» **Dataset entries**:

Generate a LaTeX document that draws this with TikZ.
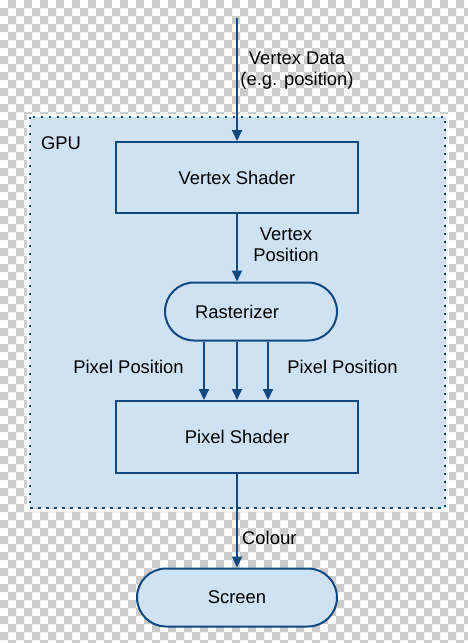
\documentclass[tikz,border=0pt]{standalone}
\usepackage{fontspec}
\setmainfont{Liberation Sans}
\usetikzlibrary{arrows.meta,shapes.misc}
\definecolor{lblue}{RGB}{207,226,243}
\definecolor{dblue}{RGB}{16,73,128}
\definecolor{chk}{RGB}{204,204,204}
\begin{document}
\begin{tikzpicture}[x=1pt,y=-1pt,
  txt/.style={font=\fontsize{18.4pt}{21.5pt}\selectfont, text=black, inner sep=0pt},
  box/.style={draw=dblue, fill=lblue, line width=2pt, minimum width=242pt, minimum height=71pt, txt},
  term/.style={rounded rectangle, draw=dblue, fill=lblue, line width=2pt, minimum height=58pt, txt},
  arr/.style={draw=dblue, line width=2pt, -{Triangle[length=11pt,width=10pt]}},
  lab/.style={txt, align=center}]
\useasboundingbox (0,0) rectangle (468,643);
% transparency checkerboard
\begin{scope}
\clip (0,0) rectangle (468,643);
\fill[white] (0,0) rectangle (468,643);
\fill[chk]
  \foreach \j in {0,2,...,80}{\foreach \i in {1,3,...,59}{(\i*8,\j*8) rectangle ++(8,8)}}
  \foreach \j in {1,3,...,81}{\foreach \i in {0,2,...,58}{(\i*8,\j*8) rectangle ++(8,8)}};
\end{scope}
% GPU region
\node[fill=lblue, minimum width=415pt, minimum height=391pt, inner sep=0pt] (gpu) at (237.5,312.5) {};
\draw[white, line width=3pt] (28,115) rectangle (447,510);
\draw[dblue, line width=2.2pt, dash pattern=on 2.2pt off 5.8pt] (gpu.north west) rectangle (gpu.south east);
\node[txt] (gputxt) at (61,143) {GPU};
% nodes
\node[box] (vs) at (237,177.5) {Vertex Shader};
\node[term, minimum width=172pt] (rast) at (251,311.5) {};
\node[txt] (rasttxt) at (237,311.5) {Rasterizer};
\node[box, minimum height=72pt] (ps) at (237,437) {Pixel Shader};
\node[term, minimum width=200pt] (scr) at (237,597.5) {Screen};
% connectors
\coordinate (in) at (237,18);
\draw[arr] (in) -- (vs.north);
\draw[arr] (vs.south) -- (vs.south |- rast.north);
\coordinate (a1) at (204,0);
\coordinate (a3) at (268,0);
\draw[arr] (a1 |- rast.south) -- (a1 |- ps.north);
\draw[arr] (vs.south |- rast.south) -- (ps.north);
\draw[arr] (a3 |- rast.south) -- (a3 |- ps.north);
\draw[arr] (ps.south) -- (scr.north);
% labels
\node[lab] (l1) at (297,70.5) {Vertex Data\\(e.g. position)};
\node[lab] (l2) at (286,245) {Vertex\\Position};
\node[lab] (l3) at (128.5,367) {Pixel Position};
\node[lab] (l4) at (342.5,367) {Pixel Position};
\node[txt, anchor=west] (l5) at (242,538) {Colour};
\end{tikzpicture}
\end{document}
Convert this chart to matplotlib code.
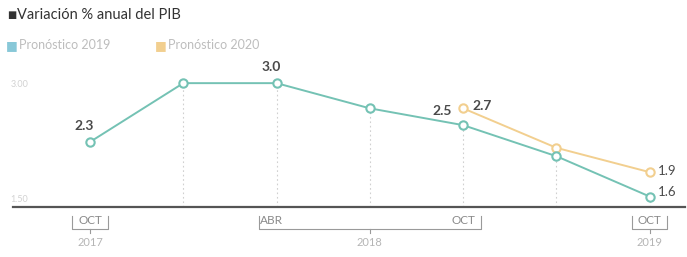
import matplotlib
matplotlib.use("Agg")
from matplotlib import pyplot as plt
import numpy as np

plt.rcParams['font.family'] = ['Lato', 'DejaVu Sans']

# data
periods = np.arange(7)
forecast_2019 = [2.3, 3.0, 3.0, 2.7, 2.5, 2.13, 1.65]
forecast_2020 = [None, None, None, None, 2.7, 2.23, 1.94]
labels_2019 = {0: "2.3", 2: "3.0", 4: "2.5", 6: "1.6"}
labels_2020 = {4: "2.7", 6: "1.9"}
month_labels = {0: "OCT", 2: "ABR", 4: "OCT", 6: "OCT"}
year_groups = [("2017", 0, 0), ("2018", 2, 4), ("2019", 6, 6)]
ytick_vals = [3.0, 1.5]
ytick_text = ["3.00", "1.50"]

teal = "#74c2b4"
orange = "#f2cf8f"
dark = "#4a4a4a"

fig = plt.figure(figsize=(6.87, 2.57), dpi=100)
ax = fig.add_axes([0, 0, 1, 1])
ax.set_xlim(-0.965, 6.40)
ax.set_ylim(0.93, 3.99)
ax.axis("off")

base = 1.52

# dotted drop lines
for i in periods[1:]:
    top = forecast_2019[i]
    ax.plot([i, i], [base, top], color="#d0d0d0", lw=0.8, ls=(0, (1.5, 2.5)), zorder=1)

# baseline
ax.plot([-0.83, 6.38], [base, base], color="#555555", lw=1.6, zorder=2)

# y labels
for v, t in zip(ytick_vals, ytick_text):
    ax.text(-0.76, v - 0.02 if v > 2 else v + 0.12, t, color="#d2d2d2", fontsize=6.5,
            ha="center", va="center")

# series
x20 = [i for i, v in zip(periods, forecast_2020) if v is not None]
y20 = [v for v in forecast_2020 if v is not None]
ax.plot(x20, y20, color=orange, lw=1.4, marker="o", ms=6, mfc="white",
        mec=orange, mew=1.5, zorder=3)
ax.plot(periods, forecast_2019, color=teal, lw=1.4, marker="o", ms=6, mfc="white",
        mec=teal, mew=1.5, zorder=4)

# value labels
for i, t in labels_2019.items():
    if i == 6:
        ax.annotate(t, (i, forecast_2019[i]), xytext=(6, 3), textcoords="offset points",
                    fontsize=9.5, color=dark, ha="left", va="center")
    elif i == 4:
        ax.annotate(t, (i, forecast_2019[i]), xytext=(-8, 6), textcoords="offset points",
                    fontsize=10, color=dark, fontweight="bold", ha="right", va="bottom")
    else:
        ax.annotate(t, (i, forecast_2019[i]), xytext=(-4, 7), textcoords="offset points",
                    fontsize=10, color=dark, fontweight="bold", ha="center", va="bottom")
for i, t in labels_2020.items():
    if i == 6:
        ax.annotate(t, (i, forecast_2020[i]), xytext=(6, 1), textcoords="offset points",
                    fontsize=9.5, color=dark, ha="left", va="center")
    else:
        ax.annotate(t, (i, forecast_2020[i]), xytext=(7, 2), textcoords="offset points",
                    fontsize=10, color=dark, fontweight="bold", ha="left", va="center")

# month labels and brackets
for i, t in month_labels.items():
    off = -0.06 if t == "ABR" else 0
    ax.text(i + off, 1.37, t, color="#8a8a8a", fontsize=8.5, ha="center", va="center")
br_top, br_bot = 1.42, 1.26
for name, a, b in year_groups:
    x0, x1 = a - 0.19, b + 0.19
    ax.plot([x0, x0, x1, x1], [br_top, br_bot, br_bot, br_top], color="#9a9a9a", lw=0.8)
    xm = (x0 + x1) / 2
    ax.plot([xm, xm], [br_bot, br_bot - 0.04], color="#9a9a9a", lw=0.8)
    ax.text(xm, 1.10, name, color="#b5b5b5", fontsize=8, ha="center", va="center")

# title and legend
fig.text(0.011, 0.94, "\u25A0", color="#333333", fontsize=7, ha="left", va="center")
fig.text(0.025, 0.94, "Variación % anual del PIB", color="#333333", fontsize=10.5,
         ha="left", va="center")
fig.text(0.009, 0.825, "\u25A0", color="#88c8d8", fontsize=9, ha="left", va="center")
fig.text(0.027, 0.825, "Pronóstico 2019", color="#bdbdbd", fontsize=9, ha="left", va="center")
fig.text(0.226, 0.825, "\u25A0", color=orange, fontsize=9, ha="left", va="center")
fig.text(0.244, 0.825, "Pronóstico 2020", color="#bdbdbd", fontsize=9, ha="left", va="center")

fig.savefig("out.png", dpi=100, facecolor="white")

» **Given request**:
Which lines in the records above contain the string "this"? Copy each one.

» **Right answer**:
Generate a LaTeX document that draws this with TikZ.
Convert this chart to matplotlib code.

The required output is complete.